我的视线转移到他的下体,又转移到他的脚,最后转移到他的脸上。

「你看着挺细的。」

我平静地说道。

「哪都细。」

怕他理解能力不好,我还特意作了补充。我的目的就是要激怒他,显然目的达到了。

「你他妈说什么?」

「信不信老子现在就办了你!」

他气势汹汹地过来,对着我的脸狠狠扇了一巴掌后抓住我的脖子把我按到墙上,对着我的脸一通乱亲,虽然全都被我躲过,但在监控里根本看不出来。

「我告诉你,你这样是犯法的!」

「老子不怕!」

对面的男人再怎么瘦,以我自己的力量也很难与之抗衡,他把我直接拖到了地上。

就在我被他压得喘不上气,逐渐感到绝望之时。

「啊!!」

一声惨叫在我耳边响起,我身上的重量也瞬间消失了。

只见面前的男人捂着耳朵痛得原地乱跳,手指间流出汩汩鲜血,一只老鼠的影子嗖地一下闪过。

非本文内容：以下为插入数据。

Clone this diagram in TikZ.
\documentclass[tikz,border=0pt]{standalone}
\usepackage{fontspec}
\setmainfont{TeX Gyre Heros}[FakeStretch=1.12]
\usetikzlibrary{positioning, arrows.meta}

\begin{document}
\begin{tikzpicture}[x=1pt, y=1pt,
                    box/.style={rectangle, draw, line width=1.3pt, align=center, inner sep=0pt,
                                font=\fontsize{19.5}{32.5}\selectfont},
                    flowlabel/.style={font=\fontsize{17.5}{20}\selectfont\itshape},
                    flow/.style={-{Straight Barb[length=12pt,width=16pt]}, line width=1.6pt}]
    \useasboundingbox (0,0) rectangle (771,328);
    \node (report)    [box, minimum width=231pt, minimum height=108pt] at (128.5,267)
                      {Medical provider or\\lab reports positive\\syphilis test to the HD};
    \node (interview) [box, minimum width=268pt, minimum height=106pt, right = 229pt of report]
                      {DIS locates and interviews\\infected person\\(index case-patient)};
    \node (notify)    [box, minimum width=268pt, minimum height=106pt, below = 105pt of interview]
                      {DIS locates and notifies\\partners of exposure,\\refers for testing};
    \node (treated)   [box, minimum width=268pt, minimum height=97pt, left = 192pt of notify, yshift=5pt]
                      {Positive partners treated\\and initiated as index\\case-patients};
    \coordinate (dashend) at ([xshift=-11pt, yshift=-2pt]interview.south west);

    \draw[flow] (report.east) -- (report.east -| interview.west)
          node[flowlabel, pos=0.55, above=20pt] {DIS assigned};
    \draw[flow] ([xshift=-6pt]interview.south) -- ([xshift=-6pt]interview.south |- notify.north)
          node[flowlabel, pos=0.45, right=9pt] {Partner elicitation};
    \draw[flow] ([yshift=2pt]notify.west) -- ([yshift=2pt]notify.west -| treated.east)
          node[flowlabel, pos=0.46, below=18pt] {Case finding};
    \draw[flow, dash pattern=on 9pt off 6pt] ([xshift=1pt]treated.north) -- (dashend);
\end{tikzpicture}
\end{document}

我趁他不注意,抄起旁边的矿泉水瓶,砸到了他头上,他应声倒地。

没事,这叫「合理合法的自我防御」。

好啊,好!你们真是会为自己的坟墓添砖加瓦,不错不错!

本想着搬家之后有的是时间慢慢收拾潘广耀的,结果自己上赶着送人头。

「警察同志,有人非法入侵我家并且强奸未遂……」

我故意带着哭腔,拨通了报警电话。警察叔叔很给力,直接在地下室当场抓住了犯人。

「警察同志,我还有东西要给你们。」

我掏出监控的 sim 卡,递给了警察。

6.

结果可想而知,潘广耀因为「诈骗」「教唆犯罪」等罪名提前开始了「机智的监狱生活」。

听说他的小兄弟还挺仗义,在警察严刑拷问的时候一个字都没提潘广耀的名字,警察叔叔把监控录像放到他面前时,他才招待了潘广耀的去向。

潘广耀被抓的时候,正扮着乞丐,在超市前头对着有钱人装可怜呢。

可能他是想碰运气,看能不能再遇到我爸妈这样的「人傻钱多」的大冤种吧。

我搬好家后,立马就把户口自己迁了出来。我爸赚的那些黑心钱,我嫌恶心,一分都不想要了。我妈用各种方式联系过我几次,话里话外都是只剩下自己了,没有收入,没法维持日常生活。

可是,关我什么事呢?小时候把我自己扔到农村奶奶家受虐待,刚成年又流放到国外的时候,倒是没想过我的日常生活是怎么维持的。

再后来。

听说潘广耀在监狱里惹事,把狱友差点打死,直接判了无期徒刑。

听说我爸受不了监狱的苦,直接自杀了。

听说我妈疯了,天天在街上神神叨叨的,逮人就说自己儿子丢了,搞得街坊邻居不得安宁。有次因为失心疯,要把别人家自己出来玩的小男孩拉回家,还好被好心邻居救下来,然后我妈就被强制送到精神病院了。

人在做,天在看,现世报就这么来了。

而我呢,我重新去了国外,只不过这次是因为小说大卖,以特邀作家的身份去开签售的。